If they are in an area designated as a combat zone, and they are men of military age, then we shoot. The question of women and children is debated with command... As a sniper, you have a lot of independence, a lot of responsibility, and a lot of room for judgement... In some cases, they say yes or no, and in others, they say yes when you think it should be no... and then it’s up to you. You shoot.

In September 2025, The Guardian published an investigation showing Raab shot and killed 19-year-old Salem Doghmosh on November 22, 2023. Salem was unarmed and Raab noted he shot him because he was trying to retrieve the body of his older brother Mohammed.

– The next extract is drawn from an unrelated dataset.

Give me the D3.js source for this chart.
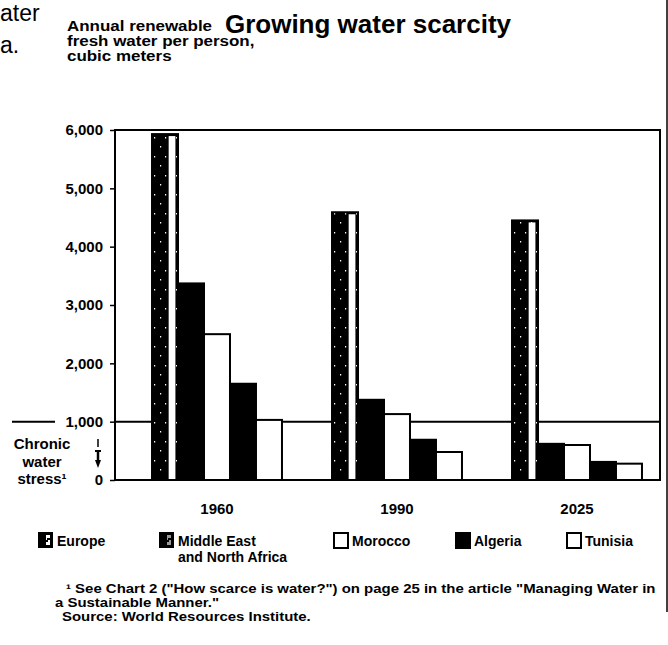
<!DOCTYPE html>
<html>
<head>
<meta charset="utf-8">
<script src="https://cdn.jsdelivr.net/npm/d3@7"></script>
<style>
  body { margin: 0; background: #fff; }
  svg { display: block; font-family: "Liberation Sans", Arial, sans-serif; font-weight: bold; }
</style>
</head>
<body>
<div id="chart"></div>
<script>
const years = ["1960", "1990", "2025"];
const regions = ["Europe", "Middle East and North Africa", "Morocco", "Algeria", "Tunisia"];
const europe = [5930, 4590, 4450];
const middleEast = [3370, 1375, 620];
const morocco = [2500, 1130, 600];
const algeria = [1650, 690, 310];
const tunisia = [1030, 480, 280];
const yTicks = [0, 1000, 2000, 3000, 4000, 5000, 6000];
const stressLevel = 1000;
const legendLabels = [["Europe"], ["Middle East", "and North Africa"], ["Morocco"], ["Algeria"], ["Tunisia"]];

const series = [europe, middleEast, morocco, algeria, tunisia];
const fills = ["speckle", "black", "white", "black", "white"];
const legendX = [38, 159, 333, 455, 566];

const width = 668;
const height = 645;
const plotLeft = 115, plotRight = 660, plotTop = 130, plotBottom = 480;

const svg = d3.select("#chart")
    .append("svg")
        .attr("width", width)
        .attr("height", height)
        .attr("viewBox", [0, 0, width, height]);

// speckled black fill used for the Europe bars
const pat = svg.append("defs").append("pattern")
    .attr("id", "speckle")
    .attr("patternUnits", "userSpaceOnUse")
    .attr("width", 11)
    .attr("height", 19);
pat.append("rect").attr("width", 11).attr("height", 19).attr("fill", "#000");
[[2, 4], [8, 13]].forEach(p => {
    pat.append("rect").attr("x", p[0]).attr("y", p[1]).attr("width", 1.2).attr("height", 1.5).attr("fill", "#fff");
});

const y = d3.scaleLinear().domain([0, 6000]).range([plotBottom, plotTop]);
const x0 = d3.scaleBand().domain(years).range([127, 667]).paddingInner(0.278).paddingOuter(0.139);
const x1 = d3.scaleBand().domain(regions).range([0, x0.bandwidth()]);

// page fragments and border
svg.append("text").attr("x", 0).attr("y", 21)
    .attr("font-size", 23).attr("font-weight", "normal").text("ater");
svg.append("text").attr("x", 0).attr("y", 53)
    .attr("font-size", 23).attr("font-weight", "normal").text("a.");
svg.append("line").attr("x1", 667).attr("x2", 667).attr("y1", 0).attr("y2", 612)
    .attr("stroke", "#000").attr("stroke-width", 1.5);

svg.append("text").attr("x", 368).attr("y", 33).attr("text-anchor", "middle")
    .attr("font-size", 26).text("Growing water scarcity");

// axis title, set in a slightly widened face like the print
const wide = 1.17;
svg.append("g").attr("font-size", 14.5)
    .attr("transform", "scale(" + wide + ",1)")
    .selectAll("text")
    .data(["Annual renewable", "fresh water per person,", "cubic meters"])
    .enter().append("text")
        .attr("x", 67 / wide)
        .attr("y", (d, i) => 31 + i * 15)
        .text(d => d);

// chronic water stress line
svg.append("line").attr("x1", 12).attr("x2", 55).attr("y1", y(stressLevel)).attr("y2", y(stressLevel))
    .attr("stroke", "#000").attr("stroke-width", 2);
svg.append("line").attr("x1", plotLeft).attr("x2", plotRight).attr("y1", y(stressLevel)).attr("y2", y(stressLevel))
    .attr("stroke", "#000").attr("stroke-width", 2);

// bars
const group = svg.append("g").selectAll("g")
    .data(years)
    .enter().append("g")
        .attr("transform", d => "translate(" + x0(d) + ",0)");

group.each(function(year, yi) {
    const g = d3.select(this);
    regions.forEach((r, ri) => {
        const v = series[ri][yi];
        const bx = x1(r), bw = x1.bandwidth(), by = y(v), bh = y(0) - y(v);
        if (fills[ri] === "speckle") {
            g.append("rect").attr("x", bx).attr("y", by).attr("width", bw).attr("height", bh)
                .attr("fill", "url(#speckle)");
            g.append("rect").attr("x", bx + bw * 0.64).attr("y", by + 2).attr("width", bw * 0.26).attr("height", bh - 2)
                .attr("fill", "#fff");
            g.append("rect").attr("x", bx).attr("y", by).attr("width", bw).attr("height", bh)
                .attr("fill", "none").attr("stroke", "#000").attr("stroke-width", 2);
        } else {
            g.append("rect").attr("x", bx).attr("y", by).attr("width", bw).attr("height", bh)
                .attr("fill", fills[ri]).attr("stroke", "#000").attr("stroke-width", 2);
        }
    });
});

// frame
svg.append("rect")
    .attr("x", plotLeft).attr("y", plotTop)
    .attr("width", plotRight - plotLeft).attr("height", plotBottom - plotTop)
    .attr("fill", "none").attr("stroke", "#000").attr("stroke-width", 2);

const yAxis = svg.append("g")
    .attr("transform", "translate(" + plotLeft + ",0)")
    .call(d3.axisLeft(y).tickValues(yTicks).tickFormat(d3.format(",")).tickSize(5).tickPadding(7));
yAxis.select(".domain").remove();
yAxis.selectAll("line").attr("stroke", "#000").attr("stroke-width", 1.5);
yAxis.selectAll("text").attr("font-size", 15).attr("fill", "#000");
yAxis.attr("font-family", null);

svg.append("g").selectAll("text")
    .data(years)
    .enter().append("text")
        .attr("x", d => x0(d) + x0.bandwidth() / 2)
        .attr("y", 514)
        .attr("text-anchor", "middle")
        .attr("font-size", 15)
        .text(d => d);

// chronic water stress label and arrow
svg.append("g").attr("font-size", 15).attr("text-anchor", "middle")
    .selectAll("text")
    .data(["Chronic", "water", "stress\u00b9"])
    .enter().append("text")
        .attr("x", 42)
        .attr("y", (d, i) => 449 + i * 17.5)
        .text(d => d);
const ax = 98;
svg.append("line").attr("x1", ax).attr("x2", ax).attr("y1", 439).attr("y2", 447).attr("stroke", "#000").attr("stroke-width", 1.5);
svg.append("line").attr("x1", ax - 3).attr("x2", ax + 3).attr("y1", 451).attr("y2", 451).attr("stroke", "#000").attr("stroke-width", 2);
svg.append("line").attr("x1", ax).attr("x2", ax).attr("y1", 451).attr("y2", 462).attr("stroke", "#000").attr("stroke-width", 2.5);
svg.append("path").attr("d", `M${ax - 3},460 L${ax + 3},460 L${ax},468 Z`).attr("fill", "#000");

// legend
const legend = svg.append("g").selectAll("g")
    .data(regions)
    .enter().append("g")
        .attr("transform", (d, i) => "translate(" + legendX[i] + ",532)");

legend.each(function(r, i) {
    const g = d3.select(this);
    if (fills[i] === "speckle" || i === 1) {
        g.append("rect").attr("width", 15).attr("height", 16).attr("fill", "#000");
        g.append("path").attr("d", "M8,3 h4 v3 h-3 v2 h3 v5 h-4 v-3 h2 v-2 h-2 z").attr("fill", "#fff")
            .attr("opacity", i === 1 ? 0.6 : 1);
    } else {
        g.append("rect").attr("x", 1).attr("y", 1).attr("width", 14).attr("height", 15)
            .attr("fill", fills[i]).attr("stroke", "#000").attr("stroke-width", 2);
    }
    g.selectAll("text")
        .data(legendLabels[i])
        .enter().append("text")
            .attr("x", 19)
            .attr("y", (d, j) => 14 + j * 16)
            .attr("font-size", 14)
            .text(d => d);
});

// footnotes, widened the same way
const noteWide = 1.15;
const notes = [
    [66, 593, "\u00b9 See Chart 2  (\"How scarce is water?\") on page 25 in the article \"Managing Water in"],
    [55, 607, "a Sustainable Manner.\""],
    [62, 621, "Source: World Resources Institute."]
];
svg.append("g").attr("font-size", 13)
    .attr("transform", "scale(" + noteWide + ",1)")
    .selectAll("text")
    .data(notes)
    .enter().append("text")
        .attr("x", d => d[0] / noteWide)
        .attr("y", d => d[1])
        .text(d => d[2]);
</script>
</body>
</html>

In an interview, Raab stated "It's hard for me to understand why he [did that] and it also doesn't really interest me. I mean, what was so important about that corpse?” Raab said that it was "wrong" for Palestinians to think that they would not be shot because they were "wearing civilian clothes" and were "not carrying a weapon", with Raab further specifying: "That's what you have snipers for." Raab elaborated that his sniper team would shoot unarmed Palestinians based on "distance. There is a line that we define. They don't know where this line is, but we do."

On October 10, 2024, Belgium's federal prosecutor office opened an inquiry into Ghost Unit member Alon Ben Sira for possible war crimes.

On October 28, 2024, South African Police Hawks' Crimes Against the State Unit announced an investigation into Ghost Unit member Aaron Bayhack, identified in investigative journalist Younis Tirawi's documentary. Vuyolwethu Zungula, a Member of the National Assembly of South Africa, subsequently referenced Bayhack's involvement in the Gaza War within a question to the Minister of Home Affairs, inquiring as to the status of Bayhack's South African citizenship and his alleged violation of the section 3(1) of the Prohibition of Mercenary Activities and Regulation of Certain Activities in Country of Armed Conflict Act, Act No. 27 of 2006 by serving in the Israeli army.

On September 11, 2025, the Council on American‑Islamic Relations (CAIR‑Chicago) issued a statement demanding the US Department of Justice open a criminal investigation under the War Crimes Act against Ghost Unit member Daniel Raab. On October 15, 2025, the Center for International Policy published an article by Abdelhalim Abdelrahman calling for the Ghost Unit to be "subject to rigorous Leahy Law vetting".

== Criminal complaints ==
On July 1, 2024, the International Federation for Human Rights (FIDH) filed a civil complaint before the War Crimes Unit of the Paris Tribunal against French-Israeli soldiers Sasha A. and Gabriel B.

On July 28, 2025, the StraLi, an Italian civil society organization, announced it had filed a complaints against an Israeli-Italian citizen in the Ghost Unit.

On September 10, 2025, the European Center for Constitutional and Human Rights and three Palestinian human rights groups filed a 130-page criminal complaint against Daniel Graetz with Germany's federal prosecutor alleging members of the Ghost Unit deliberately killed civilians in Gaza, documented by audiovisual recordings and investigative research.

On June 17, 2026, the Hind Rajab Foundation filed a criminal complaint against Belgium-Israeli citizen and member of the Ghost Unit, Alon ben Sira.